> [Work required] The lines from the top of the material below through the line containing "import seaborn as sns" are to be printed exactly, with pictures omitted.

> [Stored data]
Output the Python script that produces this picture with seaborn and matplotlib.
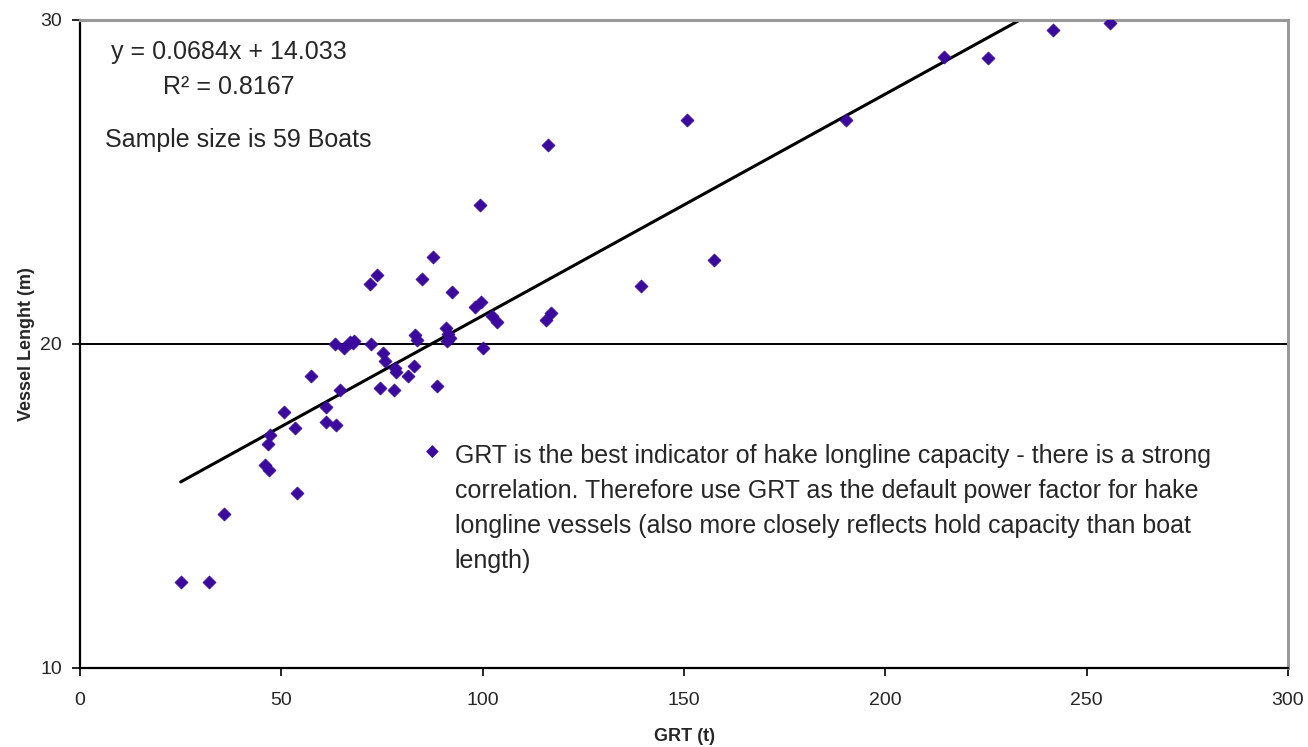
import numpy as np
import pandas as pd
import matplotlib
matplotlib.use("Agg")
import matplotlib.pyplot as plt
import seaborn as sns

# GRT (t) and vessel length (m)
grt = [25.0, 32.1, 35.8, 53.9, 46.0, 47.0, 46.7, 47.2, 53.4, 61.0,
       63.6, 87.7, 73.7, 72.0, 84.9, 92.4, 99.6, 98.2, 102.3, 103.6,
       90.9, 91.9, 91.1, 83.2, 83.7, 100.1, 63.4, 65.6, 67.1, 68.1,
       72.3, 75.2, 75.8, 78.2, 78.4, 83.0, 81.5, 74.5, 77.9, 88.6,
       57.3, 64.6, 61.0, 50.7, 116.2, 150.7, 99.4, 190.2, 214.5, 225.5,
       241.6, 255.8, 157.4, 139.3, 115.8, 117.0, 67.7, 91.5]
length = [12.65, 12.65, 14.74, 15.4, 16.25, 16.1, 16.9, 17.2, 17.4, 17.6,
          17.5, 22.68, 22.12, 21.85, 22.0, 21.6, 21.3, 21.15, 20.86, 20.68,
          20.5, 20.18, 20.09, 20.28, 20.12, 19.87, 20.0, 19.88, 20.06, 20.09,
          20.0, 19.72, 19.48, 19.26, 19.12, 19.32, 19.0, 18.65, 18.58, 18.71,
          19.0, 18.57, 18.06, 17.9, 26.15, 26.9, 24.28, 26.9, 28.86, 28.83,
          29.7, 29.9, 22.58, 21.8, 20.74, 20.96, 20.04, 20.3]

# Excel trendline coefficients shown on the chart
slope = 0.0684
intercept = 14.033

df = pd.DataFrame({"GRT": grt, "Length": length})
trend = pd.DataFrame({"GRT": [min(grt), max(grt)]})
trend["Length"] = slope * trend["GRT"] + intercept

sns.set_style("white")
plt.rcParams["font.family"] = ["Liberation Sans", "DejaVu Sans"]

purple = "#3b0a9c"

fig = plt.figure(figsize=(13.08, 7.47), dpi=100)
ax = fig.add_axes([0.0612, 0.1058, 0.9235, 0.8675])

ax.axhline(20, color="black", lw=1.4, zorder=1)
sns.lineplot(data=trend, x="GRT", y="Length", color="black", lw=2.2, ax=ax, zorder=2)
sns.scatterplot(data=df, x="GRT", y="Length", marker="D", s=44, color=purple,
                edgecolor=purple, linewidth=0.5, ax=ax, zorder=3)

ax.set_xlim(0, 300)
ax.set_ylim(10, 30)
ax.set_xticks([0, 50, 100, 150, 200, 250, 300])
ax.set_yticks([10, 20, 30])
ax.tick_params(axis="both", direction="out", length=6, width=1.2, color="black",
               labelsize=14, left=True, bottom=True)
ax.tick_params(axis="x", pad=11)
ax.tick_params(axis="y", pad=7)

for side in ["left", "bottom"]:
    ax.spines[side].set_color("black")
    ax.spines[side].set_linewidth(1.6)
for side in ["top", "right"]:
    ax.spines[side].set_color("#999999")
    ax.spines[side].set_linewidth(2.2)

ax.set_xlabel("GRT (t)", fontsize=13, fontweight="bold", labelpad=14)
ax.set_ylabel("Vessel Lenght (m)", fontsize=13, fontweight="bold", labelpad=4)

ax.text(0.026, 0.951, "y = 0.0684x + 14.033", transform=ax.transAxes,
        fontsize=18, va="center", ha="left")
ax.text(0.123, 0.897, "R² = 0.8167", transform=ax.transAxes,
        fontsize=18, va="center", ha="center")
ax.text(0.021, 0.815, "Sample size is 59 Boats", transform=ax.transAxes,
        fontsize=18, va="center", ha="left")

ax.text(0.292, 0.333, "◆", transform=ax.transAxes, fontsize=12,
        color=purple, va="center", ha="center", family=["DejaVu Sans"])
note = ("GRT is the best indicator of hake longline capacity - there is a strong\n"
        "correlation. Therefore use GRT as the default power factor for hake\n"
        "longline vessels (also more closely reflects hold capacity than boat\n"
        "length)")
ax.text(0.310, 0.345, note, transform=ax.transAxes, fontsize=18,
        va="top", ha="left", linespacing=1.58)

fig.savefig("out.png", dpi=100)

> [The answer]
Output the Python script that produces this picture with seaborn and matplotlib.
import numpy as np
import pandas as pd
import matplotlib
matplotlib.use("Agg")
import matplotlib.pyplot as plt
import seaborn as sns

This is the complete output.